What is required => Copy each line exactly.

Information shown =>
═══
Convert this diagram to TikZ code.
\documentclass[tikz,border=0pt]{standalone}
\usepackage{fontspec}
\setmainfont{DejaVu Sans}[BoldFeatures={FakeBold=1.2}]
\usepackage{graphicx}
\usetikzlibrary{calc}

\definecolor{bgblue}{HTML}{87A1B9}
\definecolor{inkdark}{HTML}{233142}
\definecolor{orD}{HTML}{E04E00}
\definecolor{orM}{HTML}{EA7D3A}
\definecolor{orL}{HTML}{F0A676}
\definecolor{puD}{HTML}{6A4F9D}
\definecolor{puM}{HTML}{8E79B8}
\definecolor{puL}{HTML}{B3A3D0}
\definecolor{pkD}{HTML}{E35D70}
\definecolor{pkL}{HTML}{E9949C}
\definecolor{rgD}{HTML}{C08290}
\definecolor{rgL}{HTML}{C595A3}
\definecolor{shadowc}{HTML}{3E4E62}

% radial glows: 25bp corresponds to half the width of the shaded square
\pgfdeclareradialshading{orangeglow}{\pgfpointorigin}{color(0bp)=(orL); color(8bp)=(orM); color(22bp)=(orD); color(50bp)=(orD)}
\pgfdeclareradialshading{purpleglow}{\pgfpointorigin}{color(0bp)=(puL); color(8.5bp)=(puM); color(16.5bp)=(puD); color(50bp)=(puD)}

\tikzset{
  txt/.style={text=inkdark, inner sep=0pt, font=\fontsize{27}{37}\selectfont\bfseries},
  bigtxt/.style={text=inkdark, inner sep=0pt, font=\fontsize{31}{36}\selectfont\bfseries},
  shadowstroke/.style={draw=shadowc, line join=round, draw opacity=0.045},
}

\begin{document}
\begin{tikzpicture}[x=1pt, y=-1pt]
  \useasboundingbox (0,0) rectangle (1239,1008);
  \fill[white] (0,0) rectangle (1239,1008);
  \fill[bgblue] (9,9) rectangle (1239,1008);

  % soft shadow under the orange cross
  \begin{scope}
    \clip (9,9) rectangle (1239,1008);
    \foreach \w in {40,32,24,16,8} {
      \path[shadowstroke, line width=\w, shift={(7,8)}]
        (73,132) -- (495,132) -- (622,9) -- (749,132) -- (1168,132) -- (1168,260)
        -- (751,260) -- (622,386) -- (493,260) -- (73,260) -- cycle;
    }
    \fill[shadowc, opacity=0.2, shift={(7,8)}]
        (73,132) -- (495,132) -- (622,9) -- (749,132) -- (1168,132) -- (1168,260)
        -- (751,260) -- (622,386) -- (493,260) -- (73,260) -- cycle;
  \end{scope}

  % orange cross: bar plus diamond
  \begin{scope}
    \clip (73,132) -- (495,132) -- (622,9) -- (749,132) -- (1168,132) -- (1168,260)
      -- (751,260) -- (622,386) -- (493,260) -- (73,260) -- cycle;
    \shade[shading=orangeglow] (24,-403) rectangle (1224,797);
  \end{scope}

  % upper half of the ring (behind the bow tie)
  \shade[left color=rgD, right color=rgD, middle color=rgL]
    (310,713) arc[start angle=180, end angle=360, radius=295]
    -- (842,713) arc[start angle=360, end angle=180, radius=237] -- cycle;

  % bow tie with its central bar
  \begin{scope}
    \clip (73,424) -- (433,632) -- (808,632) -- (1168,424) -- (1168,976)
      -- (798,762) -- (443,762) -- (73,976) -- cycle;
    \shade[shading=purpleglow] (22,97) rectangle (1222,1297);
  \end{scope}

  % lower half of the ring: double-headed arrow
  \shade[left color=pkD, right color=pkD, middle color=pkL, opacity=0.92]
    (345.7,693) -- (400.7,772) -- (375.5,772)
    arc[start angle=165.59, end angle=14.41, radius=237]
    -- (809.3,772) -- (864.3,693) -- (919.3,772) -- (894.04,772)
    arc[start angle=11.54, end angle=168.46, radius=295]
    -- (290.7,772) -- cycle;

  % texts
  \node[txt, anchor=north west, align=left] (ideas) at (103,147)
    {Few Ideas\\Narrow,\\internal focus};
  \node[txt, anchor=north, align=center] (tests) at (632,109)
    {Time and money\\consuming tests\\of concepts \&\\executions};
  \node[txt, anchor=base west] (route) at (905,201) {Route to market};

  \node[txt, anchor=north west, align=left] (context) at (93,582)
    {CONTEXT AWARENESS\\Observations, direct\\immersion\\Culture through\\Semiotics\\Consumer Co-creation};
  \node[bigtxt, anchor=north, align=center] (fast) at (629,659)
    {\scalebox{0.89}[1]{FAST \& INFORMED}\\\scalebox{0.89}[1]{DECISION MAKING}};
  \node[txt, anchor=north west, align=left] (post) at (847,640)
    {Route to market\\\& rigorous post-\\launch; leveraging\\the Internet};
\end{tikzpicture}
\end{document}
═══
Exercise result =>
Convert this diagram to TikZ code.
\documentclass[tikz,border=0pt]{standalone}
\usepackage{fontspec}
\setmainfont{DejaVu Sans}[BoldFeatures={FakeBold=1.2}]
\usepackage{graphicx}
\usetikzlibrary{calc}

\definecolor{bgblue}{HTML}{87A1B9}
\definecolor{inkdark}{HTML}{233142}
\definecolor{orD}{HTML}{E04E00}
\definecolor{orM}{HTML}{EA7D3A}
\definecolor{orL}{HTML}{F0A676}
\definecolor{puD}{HTML}{6A4F9D}
\definecolor{puM}{HTML}{8E79B8}
\definecolor{puL}{HTML}{B3A3D0}
\definecolor{pkD}{HTML}{E35D70}
\definecolor{pkL}{HTML}{E9949C}
\definecolor{rgD}{HTML}{C08290}
\definecolor{rgL}{HTML}{C595A3}
\definecolor{shadowc}{HTML}{3E4E62}

% radial glows: 25bp corresponds to half the width of the shaded square
\pgfdeclareradialshading{orangeglow}{\pgfpointorigin}{color(0bp)=(orL); color(8bp)=(orM); color(22bp)=(orD); color(50bp)=(orD)}
\pgfdeclareradialshading{purpleglow}{\pgfpointorigin}{color(0bp)=(puL); color(8.5bp)=(puM); color(16.5bp)=(puD); color(50bp)=(puD)}

\tikzset{
  txt/.style={text=inkdark, inner sep=0pt, font=\fontsize{27}{37}\selectfont\bfseries},
  bigtxt/.style={text=inkdark, inner sep=0pt, font=\fontsize{31}{36}\selectfont\bfseries},
  shadowstroke/.style={draw=shadowc, line join=round, draw opacity=0.045},
}

\begin{document}
\begin{tikzpicture}[x=1pt, y=-1pt]
  \useasboundingbox (0,0) rectangle (1239,1008);
  \fill[white] (0,0) rectangle (1239,1008);
  \fill[bgblue] (9,9) rectangle (1239,1008);

  % soft shadow under the orange cross
  \begin{scope}
    \clip (9,9) rectangle (1239,1008);
    \foreach \w in {40,32,24,16,8} {
      \path[shadowstroke, line width=\w, shift={(7,8)}]
        (73,132) -- (495,132) -- (622,9) -- (749,132) -- (1168,132) -- (1168,260)
        -- (751,260) -- (622,386) -- (493,260) -- (73,260) -- cycle;
    }
    \fill[shadowc, opacity=0.2, shift={(7,8)}]
        (73,132) -- (495,132) -- (622,9) -- (749,132) -- (1168,132) -- (1168,260)
        -- (751,260) -- (622,386) -- (493,260) -- (73,260) -- cycle;
  \end{scope}

  % orange cross: bar plus diamond
  \begin{scope}
    \clip (73,132) -- (495,132) -- (622,9) -- (749,132) -- (1168,132) -- (1168,260)
      -- (751,260) -- (622,386) -- (493,260) -- (73,260) -- cycle;
    \shade[shading=orangeglow] (24,-403) rectangle (1224,797);
  \end{scope}

  % upper half of the ring (behind the bow tie)
  \shade[left color=rgD, right color=rgD, middle color=rgL]
    (310,713) arc[start angle=180, end angle=360, radius=295]
    -- (842,713) arc[start angle=360, end angle=180, radius=237] -- cycle;

  % bow tie with its central bar
  \begin{scope}
    \clip (73,424) -- (433,632) -- (808,632) -- (1168,424) -- (1168,976)
      -- (798,762) -- (443,762) -- (73,976) -- cycle;
    \shade[shading=purpleglow] (22,97) rectangle (1222,1297);
  \end{scope}

  % lower half of the ring: double-headed arrow
  \shade[left color=pkD, right color=pkD, middle color=pkL, opacity=0.92]
    (345.7,693) -- (400.7,772) -- (375.5,772)
    arc[start angle=165.59, end angle=14.41, radius=237]
    -- (809.3,772) -- (864.3,693) -- (919.3,772) -- (894.04,772)
    arc[start angle=11.54, end angle=168.46, radius=295]
    -- (290.7,772) -- cycle;

  % texts
  \node[txt, anchor=north west, align=left] (ideas) at (103,147)
    {Few Ideas\\Narrow,\\internal focus};
  \node[txt, anchor=north, align=center] (tests) at (632,109)
    {Time and money\\consuming tests\\of concepts \&\\executions};
  \node[txt, anchor=base west] (route) at (905,201) {Route to market};

  \node[txt, anchor=north west, align=left] (context) at (93,582)
    {CONTEXT AWARENESS\\Observations, direct\\immersion\\Culture through\\Semiotics\\Consumer Co-creation};
  \node[bigtxt, anchor=north, align=center] (fast) at (629,659)
    {\scalebox{0.89}[1]{FAST \& INFORMED}\\\scalebox{0.89}[1]{DECISION MAKING}};
  \node[txt, anchor=north west, align=left] (post) at (847,640)
    {Route to market\\\& rigorous post-\\launch; leveraging\\the Internet};
\end{tikzpicture}
\end{document}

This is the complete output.